Pittsburgh Tribune Review

Rep. David Camp, R-Mich., who chairs the tax-writing House Ways and Means Committee, released comprehensive tax reform legislation earlier this year. Though widely praised for trying to simplify the tax code and include provisions that would attract Democrats, Republicans had reservations about the effort. His subsequent decision to retire means his proposal has little chance of passing this year.

But tax reform will remain a front-burner issue, especially as the presidential election heats up. The code is in desperate need of streamlining, but future attempts need to be wary of stifling industries that are essential to our country's economic growth, particularly the energy sector.

Over the last decade, oil and natural gas firms have become a pillar of the American economy. According to Standard & Poor's Capital IQ, three oil companies alone paid in $290 billion in corporate income taxes between 2007 and 2012. And the oil and gas companies support nearly 10 million jobs that also provide tax revenue.

Yet this industry has come under heavy fire in previous tax reform campaigns. President Obama has repeatedly called for an end to the industry's “special tax breaks.” Rep. Camp's plan would have driven up the sector's tax burden by eliminating what's called the “Last-In, First-Out” (LIFO) accounting method.

LIFO allows companies to assume for tax purposes that the last inventory to be received is the first to be sold.
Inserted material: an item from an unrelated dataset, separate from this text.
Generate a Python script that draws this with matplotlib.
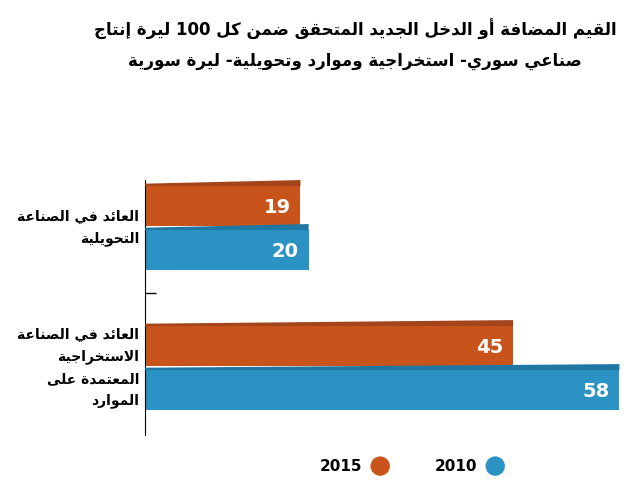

By contrast, “First-In, First-Out” (FIFO) assumes that the first inventory received is the first to be sold.

For companies whose products cost more to make today than they did last week, it can make a huge difference. LIFO allows a company to deduct, for tax purposes, that last-in, higher-cost inventory first. That's important if that higher-cost inventory has to be replaced with even higher-cost inventory. And that's where we are with the oil and gas industry.
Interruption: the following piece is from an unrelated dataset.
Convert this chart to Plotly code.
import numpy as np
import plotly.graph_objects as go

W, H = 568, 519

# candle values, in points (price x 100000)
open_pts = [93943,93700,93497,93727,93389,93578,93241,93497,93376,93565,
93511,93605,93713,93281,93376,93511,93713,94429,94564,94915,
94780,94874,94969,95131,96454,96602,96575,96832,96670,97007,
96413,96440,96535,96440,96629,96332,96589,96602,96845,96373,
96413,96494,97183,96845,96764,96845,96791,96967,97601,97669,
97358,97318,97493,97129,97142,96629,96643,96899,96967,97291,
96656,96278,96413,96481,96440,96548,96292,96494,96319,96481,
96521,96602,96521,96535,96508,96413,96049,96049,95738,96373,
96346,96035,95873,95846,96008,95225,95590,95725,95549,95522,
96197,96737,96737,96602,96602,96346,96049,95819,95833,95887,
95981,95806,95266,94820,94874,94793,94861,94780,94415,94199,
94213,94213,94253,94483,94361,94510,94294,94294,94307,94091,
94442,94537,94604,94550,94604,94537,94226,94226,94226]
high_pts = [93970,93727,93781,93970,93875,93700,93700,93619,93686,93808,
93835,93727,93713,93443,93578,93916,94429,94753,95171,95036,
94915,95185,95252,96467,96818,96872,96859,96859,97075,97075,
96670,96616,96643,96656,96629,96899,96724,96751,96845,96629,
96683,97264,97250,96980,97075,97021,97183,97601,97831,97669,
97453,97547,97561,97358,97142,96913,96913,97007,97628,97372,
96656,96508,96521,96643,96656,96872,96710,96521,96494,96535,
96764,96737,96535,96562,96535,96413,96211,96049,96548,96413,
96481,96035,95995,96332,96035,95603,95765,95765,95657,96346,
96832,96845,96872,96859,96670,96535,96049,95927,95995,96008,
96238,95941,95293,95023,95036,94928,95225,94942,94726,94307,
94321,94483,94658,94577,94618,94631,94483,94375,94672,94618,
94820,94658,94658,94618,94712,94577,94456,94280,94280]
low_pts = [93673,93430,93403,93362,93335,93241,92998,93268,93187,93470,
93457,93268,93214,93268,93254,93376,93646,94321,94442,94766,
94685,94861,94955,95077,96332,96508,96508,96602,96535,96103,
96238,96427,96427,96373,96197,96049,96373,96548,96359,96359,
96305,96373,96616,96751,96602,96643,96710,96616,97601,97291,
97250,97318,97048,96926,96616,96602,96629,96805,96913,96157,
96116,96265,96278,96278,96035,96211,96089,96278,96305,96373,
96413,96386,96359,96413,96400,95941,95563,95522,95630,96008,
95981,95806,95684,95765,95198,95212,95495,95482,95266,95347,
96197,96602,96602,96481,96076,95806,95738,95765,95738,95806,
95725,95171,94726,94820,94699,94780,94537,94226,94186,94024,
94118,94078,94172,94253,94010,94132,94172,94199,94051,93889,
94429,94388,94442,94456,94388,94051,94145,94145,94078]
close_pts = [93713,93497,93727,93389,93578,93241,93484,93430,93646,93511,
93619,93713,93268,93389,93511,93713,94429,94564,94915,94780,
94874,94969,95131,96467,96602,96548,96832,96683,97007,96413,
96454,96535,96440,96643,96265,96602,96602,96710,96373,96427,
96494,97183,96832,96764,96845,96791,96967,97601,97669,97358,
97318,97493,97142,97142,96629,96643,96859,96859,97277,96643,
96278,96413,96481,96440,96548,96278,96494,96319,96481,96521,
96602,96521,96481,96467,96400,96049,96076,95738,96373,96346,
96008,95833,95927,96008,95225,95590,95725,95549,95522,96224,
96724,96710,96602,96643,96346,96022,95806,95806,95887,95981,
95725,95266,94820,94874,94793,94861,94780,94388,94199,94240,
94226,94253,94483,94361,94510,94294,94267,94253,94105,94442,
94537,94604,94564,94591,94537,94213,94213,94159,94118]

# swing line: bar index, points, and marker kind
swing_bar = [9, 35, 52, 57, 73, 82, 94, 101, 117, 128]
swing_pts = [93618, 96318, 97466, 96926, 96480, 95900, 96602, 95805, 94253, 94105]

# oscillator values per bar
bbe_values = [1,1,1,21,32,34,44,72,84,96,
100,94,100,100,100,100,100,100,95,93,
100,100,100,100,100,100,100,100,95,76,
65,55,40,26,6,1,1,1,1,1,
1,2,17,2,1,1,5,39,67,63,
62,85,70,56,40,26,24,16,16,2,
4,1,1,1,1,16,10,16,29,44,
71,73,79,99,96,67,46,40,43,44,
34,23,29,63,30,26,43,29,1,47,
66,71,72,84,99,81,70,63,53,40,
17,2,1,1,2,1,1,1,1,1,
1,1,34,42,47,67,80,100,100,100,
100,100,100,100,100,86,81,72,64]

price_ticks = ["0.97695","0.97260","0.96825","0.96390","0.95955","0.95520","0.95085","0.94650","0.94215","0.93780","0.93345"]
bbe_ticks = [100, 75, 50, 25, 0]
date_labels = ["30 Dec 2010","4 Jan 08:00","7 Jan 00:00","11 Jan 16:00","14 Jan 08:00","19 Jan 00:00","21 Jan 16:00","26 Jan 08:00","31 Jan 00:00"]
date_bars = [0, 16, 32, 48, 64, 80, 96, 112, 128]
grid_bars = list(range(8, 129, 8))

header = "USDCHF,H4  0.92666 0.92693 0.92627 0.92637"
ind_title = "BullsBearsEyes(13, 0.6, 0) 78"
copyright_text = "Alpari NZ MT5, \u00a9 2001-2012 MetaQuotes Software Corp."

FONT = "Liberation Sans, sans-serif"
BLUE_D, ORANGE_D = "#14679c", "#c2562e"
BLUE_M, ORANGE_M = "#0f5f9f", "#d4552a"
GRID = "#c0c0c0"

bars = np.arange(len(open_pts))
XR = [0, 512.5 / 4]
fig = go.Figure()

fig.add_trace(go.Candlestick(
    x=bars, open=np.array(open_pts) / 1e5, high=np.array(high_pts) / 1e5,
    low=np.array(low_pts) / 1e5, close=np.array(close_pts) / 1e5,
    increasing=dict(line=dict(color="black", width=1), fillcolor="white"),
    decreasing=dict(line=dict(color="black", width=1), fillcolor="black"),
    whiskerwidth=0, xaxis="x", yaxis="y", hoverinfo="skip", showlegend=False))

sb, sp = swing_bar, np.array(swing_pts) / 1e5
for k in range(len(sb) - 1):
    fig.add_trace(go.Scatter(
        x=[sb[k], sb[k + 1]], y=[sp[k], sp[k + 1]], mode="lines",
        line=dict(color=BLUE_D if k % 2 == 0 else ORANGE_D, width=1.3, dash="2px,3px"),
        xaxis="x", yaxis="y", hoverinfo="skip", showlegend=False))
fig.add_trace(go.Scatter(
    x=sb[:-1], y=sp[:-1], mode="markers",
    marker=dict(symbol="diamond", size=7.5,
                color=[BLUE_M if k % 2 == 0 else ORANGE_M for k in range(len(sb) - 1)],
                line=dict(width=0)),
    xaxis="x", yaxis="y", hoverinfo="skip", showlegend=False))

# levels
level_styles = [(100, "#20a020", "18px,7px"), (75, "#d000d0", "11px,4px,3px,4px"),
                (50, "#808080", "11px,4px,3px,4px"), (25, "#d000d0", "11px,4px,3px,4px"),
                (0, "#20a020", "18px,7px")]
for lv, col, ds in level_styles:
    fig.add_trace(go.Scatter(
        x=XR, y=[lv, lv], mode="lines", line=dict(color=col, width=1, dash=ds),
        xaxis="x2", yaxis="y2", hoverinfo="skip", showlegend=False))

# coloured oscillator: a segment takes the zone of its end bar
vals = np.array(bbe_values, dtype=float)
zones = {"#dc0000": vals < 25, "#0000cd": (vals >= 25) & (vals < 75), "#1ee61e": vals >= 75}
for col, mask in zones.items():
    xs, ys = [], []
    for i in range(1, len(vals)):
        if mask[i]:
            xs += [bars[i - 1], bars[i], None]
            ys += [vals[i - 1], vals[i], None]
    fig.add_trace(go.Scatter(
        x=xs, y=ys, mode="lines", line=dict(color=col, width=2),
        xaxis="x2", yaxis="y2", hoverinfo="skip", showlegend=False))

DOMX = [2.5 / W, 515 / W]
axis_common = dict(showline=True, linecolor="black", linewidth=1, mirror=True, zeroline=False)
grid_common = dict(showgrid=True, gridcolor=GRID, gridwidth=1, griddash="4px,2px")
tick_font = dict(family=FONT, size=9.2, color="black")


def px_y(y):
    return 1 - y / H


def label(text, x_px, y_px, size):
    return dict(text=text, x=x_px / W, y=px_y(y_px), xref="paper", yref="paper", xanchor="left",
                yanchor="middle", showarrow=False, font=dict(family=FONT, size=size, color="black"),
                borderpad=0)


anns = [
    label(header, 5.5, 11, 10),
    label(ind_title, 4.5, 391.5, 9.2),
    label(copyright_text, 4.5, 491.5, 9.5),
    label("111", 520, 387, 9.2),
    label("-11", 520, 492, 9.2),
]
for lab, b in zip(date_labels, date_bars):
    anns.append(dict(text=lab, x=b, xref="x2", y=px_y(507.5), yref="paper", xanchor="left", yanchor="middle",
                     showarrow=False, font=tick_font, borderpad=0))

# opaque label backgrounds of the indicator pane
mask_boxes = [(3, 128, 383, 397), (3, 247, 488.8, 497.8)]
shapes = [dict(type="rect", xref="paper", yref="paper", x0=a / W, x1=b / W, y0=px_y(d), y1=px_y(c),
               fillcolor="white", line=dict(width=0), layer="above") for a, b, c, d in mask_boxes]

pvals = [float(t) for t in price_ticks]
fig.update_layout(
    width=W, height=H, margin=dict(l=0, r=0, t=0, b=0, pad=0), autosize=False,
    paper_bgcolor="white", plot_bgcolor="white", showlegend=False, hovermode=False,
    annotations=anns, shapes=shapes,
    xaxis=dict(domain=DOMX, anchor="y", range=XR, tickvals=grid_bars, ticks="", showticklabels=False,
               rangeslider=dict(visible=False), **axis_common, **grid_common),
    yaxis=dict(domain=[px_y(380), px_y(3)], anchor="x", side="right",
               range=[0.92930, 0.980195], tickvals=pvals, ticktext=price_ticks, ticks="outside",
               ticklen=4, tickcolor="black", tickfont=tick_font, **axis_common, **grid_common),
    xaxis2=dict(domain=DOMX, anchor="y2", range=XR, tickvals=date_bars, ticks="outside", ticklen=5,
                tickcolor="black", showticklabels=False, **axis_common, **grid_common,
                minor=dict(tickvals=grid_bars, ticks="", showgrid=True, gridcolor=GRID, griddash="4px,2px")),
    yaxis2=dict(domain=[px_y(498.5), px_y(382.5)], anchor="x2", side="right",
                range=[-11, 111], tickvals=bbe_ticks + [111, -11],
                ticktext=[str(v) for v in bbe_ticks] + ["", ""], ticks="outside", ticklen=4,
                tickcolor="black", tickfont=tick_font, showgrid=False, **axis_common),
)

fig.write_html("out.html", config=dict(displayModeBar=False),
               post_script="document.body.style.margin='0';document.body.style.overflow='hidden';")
It's not the 1920s anymore, when driving a stake in the ground could produce a gusher. Innovative techniques such as horizontal drilling and hydraulic fracture stimulation (i.e., “fracking”) are responsible for the energy boom onshore, but those processes don't come cheap.

Moreover, developing new oil fields in deep water like the outer continental shelf of the Gulf of Mexico costs billions of dollars and can take years before the black gold starts flowing.

For example, Exxon announced in 2013 that it will spend $4 billion drilling in an oil field in the Gulf of Mexico that was first discovered in 2007. And Chevron is spending $16 billion to develop three gulf fields, with production expected to start this year. Energy-producing companies need to be allowed to use a tax option that accommodates those rising costs.

Past attempts at tax reform have proposed eliminating LIFO, which would effectively drive up tax rates faced by energy companies. That would leave less capital for firms to invest in new projects and deprive Americans of new jobs.

The country needs pro-growth tax reform, but eliminating a widely used inventory valuation method may actually cost government revenue and stifle the economic growth this country so desperately needs.